AuthorEditorial Team
Published
January 20, 2026/07:58 PM
Section
Social
Austin’s L’Oca d’Oro extends weekly ‘pay what you will’ dinner program amid rising dining costs
Source: Wikimedia Commons / Author: Mattes

A weekly dinner model aimed at widening access

An Austin Italian restaurant is extending a weekly “pay what you will” dinner program that allows guests to decide what they pay for food at the end of the meal. The program, branded as “Pay What You Will Tuesdays,” operates once a week and is structured as a regular dinner service rather than a one-time special event.

The restaurant, L’Oca d’Oro in the Mueller area, has described the program as an effort to make a full-service dining experience accessible to diners whose budgets may not always align with typical restaurant pricing.

How the program works in practice

On Tuesdays, guests dine during the restaurant’s evening service window. Diners order from the nightly offerings and receive a standard check, but are invited to write in the amount they want to pay for the food portion. Drinks are paid at full price. The restaurant’s standard 20% pre-tax service charge remains in place, and credit card processing fees also continue to apply where relevant.

L’Oca d’Oro has positioned the Tuesday offering as a recurring structure: guests may pay less than the listed value, pay the full amount, or pay more as a way to help offset the cost for other diners who choose to pay less.

  • Available weekly on Tuesdays during dinner hours
  • Guests choose items offered for the night and receive an itemized check
  • Diners decide what to pay for food; drinks are not discounted
  • Service charge remains; additional tipping is not required under the restaurant’s model

Funding and cost-sharing

To help sustain the program, the restaurant has also used a public fundraising campaign tied to the Tuesday dinners, with a stated purpose of supporting guests who pay below a suggested amount. The campaign describes the menu value as roughly $65 per person and frames the concept as a community subsidy model within a commercial restaurant setting.

The central mechanism is voluntary cross-subsidization: some diners pay less, while others pay full price or more, and the restaurant absorbs remaining differences as part of the program’s design.

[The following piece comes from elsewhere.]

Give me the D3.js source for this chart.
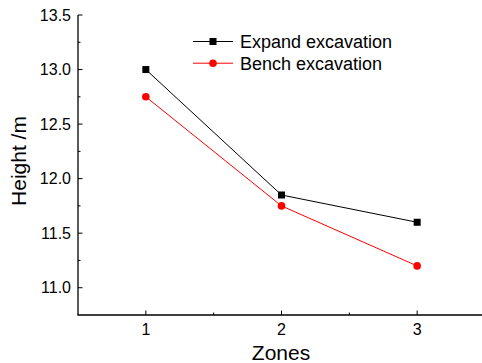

Labor model remains unchanged

The restaurant’s approach to pricing and access is layered onto an existing compensation structure that includes a mandatory service charge intended to support wages and benefits. L’Oca d’Oro has stated it uses the charge to help guarantee a base wage level and provide benefits, and that additional tips are not necessary.

What the extension signals for Austin’s restaurant economy

Extending the dinner experiment places L’Oca d’Oro among a small number of full-service restaurants testing alternative payment structures at a time when menu prices, labor costs, and consumer expectations continue to reshape the local dining market. The “pay what you will” format also creates a built-in feedback loop: weekly participation and payment patterns determine whether the model can remain viable as a standing offering rather than a limited-time promotion.